Brief » Scan the material that follows. Copy every line containing the word "chart".

## BEGIN

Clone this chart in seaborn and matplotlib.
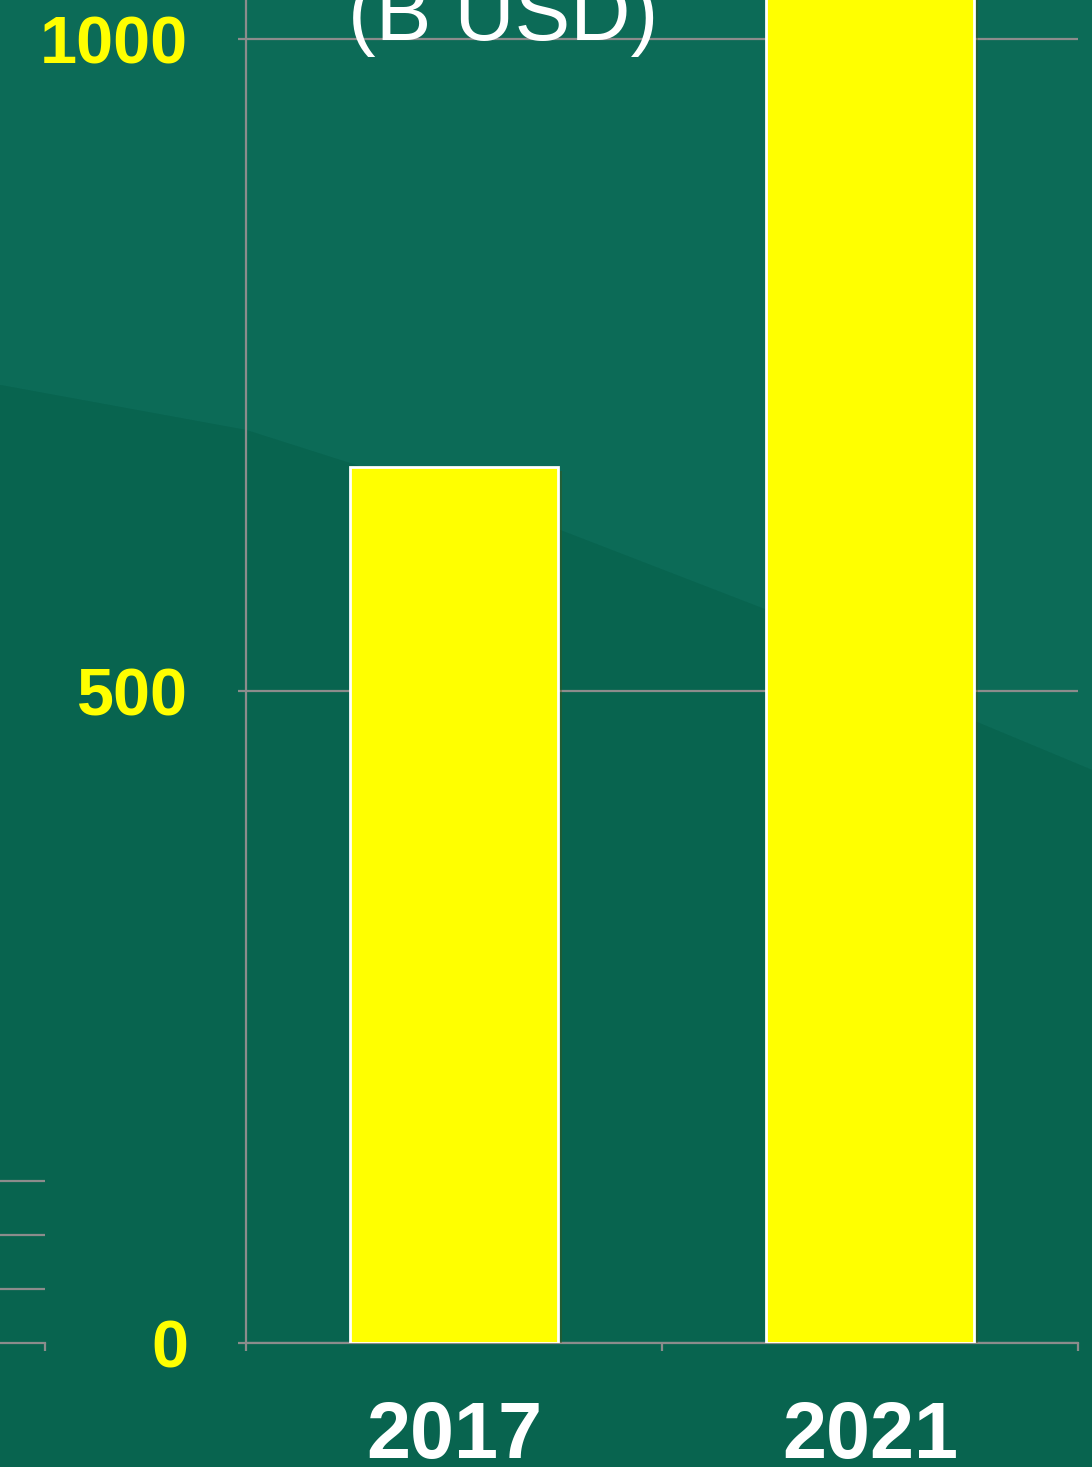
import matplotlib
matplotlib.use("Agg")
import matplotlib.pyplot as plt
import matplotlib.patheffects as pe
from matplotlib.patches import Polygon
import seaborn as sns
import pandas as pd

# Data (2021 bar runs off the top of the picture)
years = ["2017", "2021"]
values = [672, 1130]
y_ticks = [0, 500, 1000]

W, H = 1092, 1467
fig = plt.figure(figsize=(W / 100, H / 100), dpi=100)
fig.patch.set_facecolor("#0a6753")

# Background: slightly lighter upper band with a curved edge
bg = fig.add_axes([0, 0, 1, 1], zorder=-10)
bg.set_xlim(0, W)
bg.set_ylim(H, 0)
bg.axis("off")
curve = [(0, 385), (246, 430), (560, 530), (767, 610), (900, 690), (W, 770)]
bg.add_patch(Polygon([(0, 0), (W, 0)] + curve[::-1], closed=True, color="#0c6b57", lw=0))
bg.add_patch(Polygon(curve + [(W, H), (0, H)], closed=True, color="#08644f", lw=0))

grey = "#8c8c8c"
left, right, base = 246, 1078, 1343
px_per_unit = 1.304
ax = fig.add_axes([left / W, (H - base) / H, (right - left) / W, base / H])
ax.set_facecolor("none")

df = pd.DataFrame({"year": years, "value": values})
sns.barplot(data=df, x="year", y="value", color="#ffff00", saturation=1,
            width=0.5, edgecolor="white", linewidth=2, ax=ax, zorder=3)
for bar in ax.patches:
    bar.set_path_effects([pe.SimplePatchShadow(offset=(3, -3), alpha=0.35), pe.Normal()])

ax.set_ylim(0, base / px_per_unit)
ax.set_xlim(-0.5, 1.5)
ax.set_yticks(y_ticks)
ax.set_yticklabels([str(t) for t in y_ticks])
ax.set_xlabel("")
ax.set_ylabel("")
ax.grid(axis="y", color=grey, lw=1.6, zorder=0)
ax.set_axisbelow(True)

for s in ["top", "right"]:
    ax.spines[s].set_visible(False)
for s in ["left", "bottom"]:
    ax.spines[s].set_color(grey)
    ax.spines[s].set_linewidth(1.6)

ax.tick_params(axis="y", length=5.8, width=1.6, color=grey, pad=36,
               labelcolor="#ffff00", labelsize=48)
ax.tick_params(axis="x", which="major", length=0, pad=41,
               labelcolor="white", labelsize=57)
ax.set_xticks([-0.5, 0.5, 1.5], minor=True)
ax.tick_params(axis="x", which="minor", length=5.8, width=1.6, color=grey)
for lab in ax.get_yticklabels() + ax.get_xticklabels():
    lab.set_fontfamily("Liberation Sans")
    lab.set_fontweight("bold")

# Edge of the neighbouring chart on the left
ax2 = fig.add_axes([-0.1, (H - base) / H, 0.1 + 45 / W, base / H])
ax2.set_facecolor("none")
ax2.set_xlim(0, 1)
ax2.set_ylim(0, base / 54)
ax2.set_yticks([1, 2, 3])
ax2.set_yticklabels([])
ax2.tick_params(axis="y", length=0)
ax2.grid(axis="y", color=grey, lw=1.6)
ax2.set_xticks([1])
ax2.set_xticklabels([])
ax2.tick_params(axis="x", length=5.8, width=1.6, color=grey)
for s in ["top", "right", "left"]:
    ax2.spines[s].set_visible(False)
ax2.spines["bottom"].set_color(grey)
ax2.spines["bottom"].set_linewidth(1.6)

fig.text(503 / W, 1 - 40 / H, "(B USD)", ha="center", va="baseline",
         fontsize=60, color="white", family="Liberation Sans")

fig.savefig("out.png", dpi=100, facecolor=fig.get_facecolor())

## END

Final result »
Clone this chart in seaborn and matplotlib.
# Edge of the neighbouring chart on the left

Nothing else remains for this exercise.